<<<<

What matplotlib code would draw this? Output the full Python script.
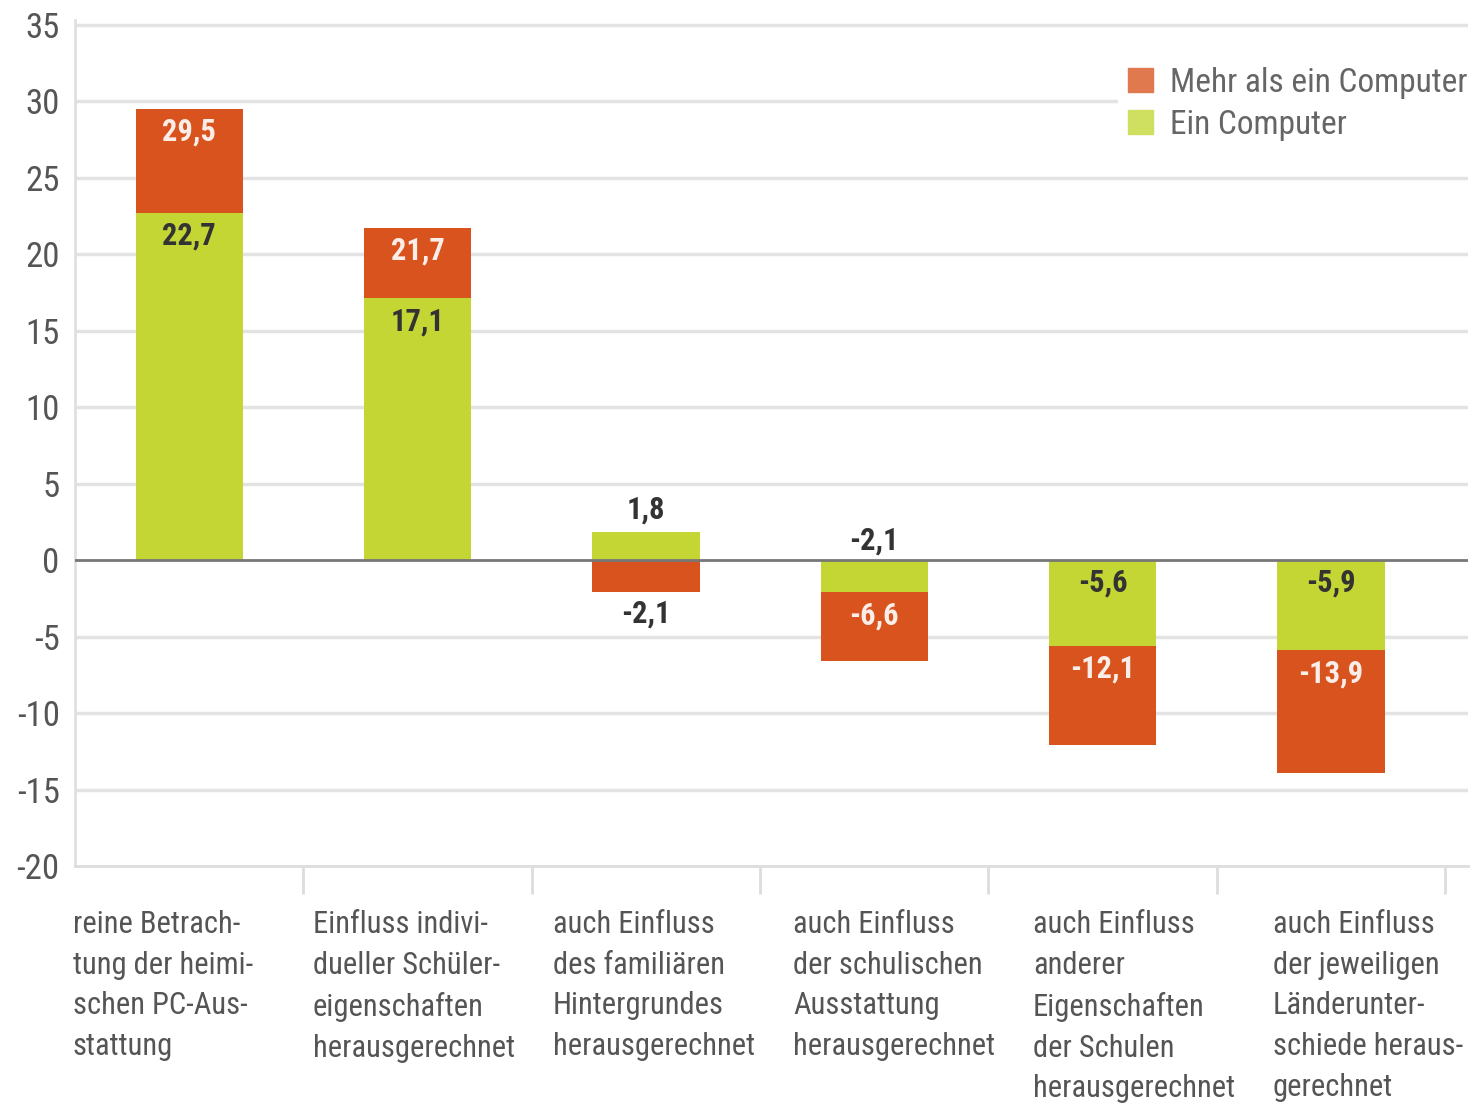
import matplotlib
matplotlib.use('Agg')
import matplotlib.pyplot as plt
from matplotlib import font_manager
from matplotlib.patches import Patch

# pick a condensed font if one is installed
names = set(f.name for f in font_manager.fontManager.ttflist)
narrow = None
for n in ['Roboto Condensed', 'Liberation Sans Narrow', 'Open Sans Condensed',
          'DejaVu Sans Condensed', 'Noto Sans Condensed', 'Arial Narrow']:
    if n in names:
        narrow = n
        break
fam = narrow if narrow else 'DejaVu Sans'
fs = 22 if narrow else 18

plt.rcParams['font.family'] = [fam, 'DejaVu Sans']
plt.rcParams['axes.unicode_minus'] = False

# data
categories = ['reine Betrach-\ntung der heimi-\nschen PC-Aus-\nstattung',
              'Einfluss indivi-\ndueller Schüler-\neigenschaften\nherausgerechnet',
              'auch Einfluss\ndes familiären\nHintergrundes\nherausgerechnet',
              'auch Einfluss\nder schulischen\nAusstattung\nherausgerechnet',
              'auch Einfluss\nanderer\nEigenschaften\nder Schulen\nherausgerechnet',
              'auch Einfluss\nder jeweiligen\nLänderunter-\nschiede heraus-\ngerechnet']
ein_computer = [22.7, 17.1, 1.8, -2.1, -5.6, -5.9]
mehr_computer = [29.5, 21.7, -2.1, -6.6, -12.1, -13.9]

green = '#c3d634'
red = '#d9531e'
txt = '#555555'

fig = plt.figure(figsize=(14.72, 11.04), dpi=100)
ax = fig.add_axes([75/1472, 238/1104, 1393/1472, 846/1104])

w = 0.47


def fmt(v):
    return ('%.1f' % v).replace('.', ',')


for i, (g, r) in enumerate(zip(ein_computer, mehr_computer)):
    # red segment starts at green value if same sign, else at zero
    base = g if (g * r > 0) else 0
    ax.bar(i, g, width=w, color=green, zorder=3)
    ax.bar(i, r - base, bottom=base, width=w, color=red, zorder=3)

    # labels: inside near the segment's outer top if big enough, else outside
    for start, end, col, val in [(0, g, '#333333', g), (base, r, '#fbeee8', r)]:
        seg = abs(end - start)
        if end > 0:
            if seg >= 3:
                y, c = end - 1.5, col
            else:
                y, c = end + 1.5, '#333333'
        else:
            if seg >= 3:
                y, c = start - 1.5, col
            elif start == 0 and g < 0 and end == g:
                y, c = 1.3, '#333333'
            else:
                y, c = end - 1.4, '#333333'
        ax.text(i, y, fmt(val), ha='center', va='center', fontsize=fs,
                color=c, fontweight='bold', zorder=5)

ax.set_xlim(-0.5, 5.6)
ax.set_ylim(-20, 35.3)
ax.set_yticks(range(-20, 36, 5))
ax.set_yticklabels([str(v) for v in range(-20, 36, 5)])
ax.tick_params(axis='y', length=0, labelsize=fs + 3, labelcolor=txt, pad=11)
ax.set_xticks([])
ax.set_xticks([i + 0.5 for i in range(6)], minor=True)
ax.tick_params(axis='x', which='minor', length=20, width=2, color='#dddddd')
ax.xaxis.set_minor_formatter(plt.NullFormatter())

for v in range(-15, 36, 5):
    if v != 0:
        ax.axhline(v, color='#e3e3e3', lw=2.5, zorder=1)
ax.axhline(0, color='#777777', lw=2, zorder=4)

for s in ['top', 'right']:
    ax.spines[s].set_visible(False)
ax.spines['left'].set_color('#e0e0e0')
ax.spines['left'].set_linewidth(2)
ax.spines['bottom'].set_color('#dddddd')
ax.spines['bottom'].set_linewidth(2)

for i, lab in enumerate(categories):
    fig.text((73 + 240 * i) / 1472, 1 - 910 / 1104, lab, ha='left', va='top',
             fontsize=fs, color=txt, linespacing=1.51 * 22 / fs)

handles = [Patch(color='#e07a4e', label='Mehr als ein Computer'),
           Patch(color='#cfe060', label='Ein Computer')]
leg = ax.legend(handles=handles, loc='upper right',
                bbox_to_anchor=(1494/1472, 1 - 40/1104), bbox_transform=fig.transFigure,
                fontsize=fs + 2, frameon=True, facecolor='white', edgecolor='none',
                framealpha=1, handlelength=0.75, handleheight=0.75,
                handletextpad=0.5, labelspacing=0.3, borderpad=0.3)
for t in leg.get_texts():
    t.set_color('#666666')
leg.set_zorder(6)

fig.savefig('out.png', dpi=100, facecolor='white')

>>>>

Task to carry out.
Go from the first line of the data above to the line containing "return ('%.1f' % v).replace('.', ',')" and retype exactly those lines, both included, but none of the pictures.

The solution.
What matplotlib code would draw this? Output the full Python script.
import matplotlib
matplotlib.use('Agg')
import matplotlib.pyplot as plt
from matplotlib import font_manager
from matplotlib.patches import Patch

# pick a condensed font if one is installed
names = set(f.name for f in font_manager.fontManager.ttflist)
narrow = None
for n in ['Roboto Condensed', 'Liberation Sans Narrow', 'Open Sans Condensed',
          'DejaVu Sans Condensed', 'Noto Sans Condensed', 'Arial Narrow']:
    if n in names:
        narrow = n
        break
fam = narrow if narrow else 'DejaVu Sans'
fs = 22 if narrow else 18

plt.rcParams['font.family'] = [fam, 'DejaVu Sans']
plt.rcParams['axes.unicode_minus'] = False

# data
categories = ['reine Betrach-\ntung der heimi-\nschen PC-Aus-\nstattung',
              'Einfluss indivi-\ndueller Schüler-\neigenschaften\nherausgerechnet',
              'auch Einfluss\ndes familiären\nHintergrundes\nherausgerechnet',
              'auch Einfluss\nder schulischen\nAusstattung\nherausgerechnet',
              'auch Einfluss\nanderer\nEigenschaften\nder Schulen\nherausgerechnet',
              'auch Einfluss\nder jeweiligen\nLänderunter-\nschiede heraus-\ngerechnet']
ein_computer = [22.7, 17.1, 1.8, -2.1, -5.6, -5.9]
mehr_computer = [29.5, 21.7, -2.1, -6.6, -12.1, -13.9]

green = '#c3d634'
red = '#d9531e'
txt = '#555555'

fig = plt.figure(figsize=(14.72, 11.04), dpi=100)
ax = fig.add_axes([75/1472, 238/1104, 1393/1472, 846/1104])

w = 0.47


def fmt(v):
    return ('%.1f' % v).replace('.', ',')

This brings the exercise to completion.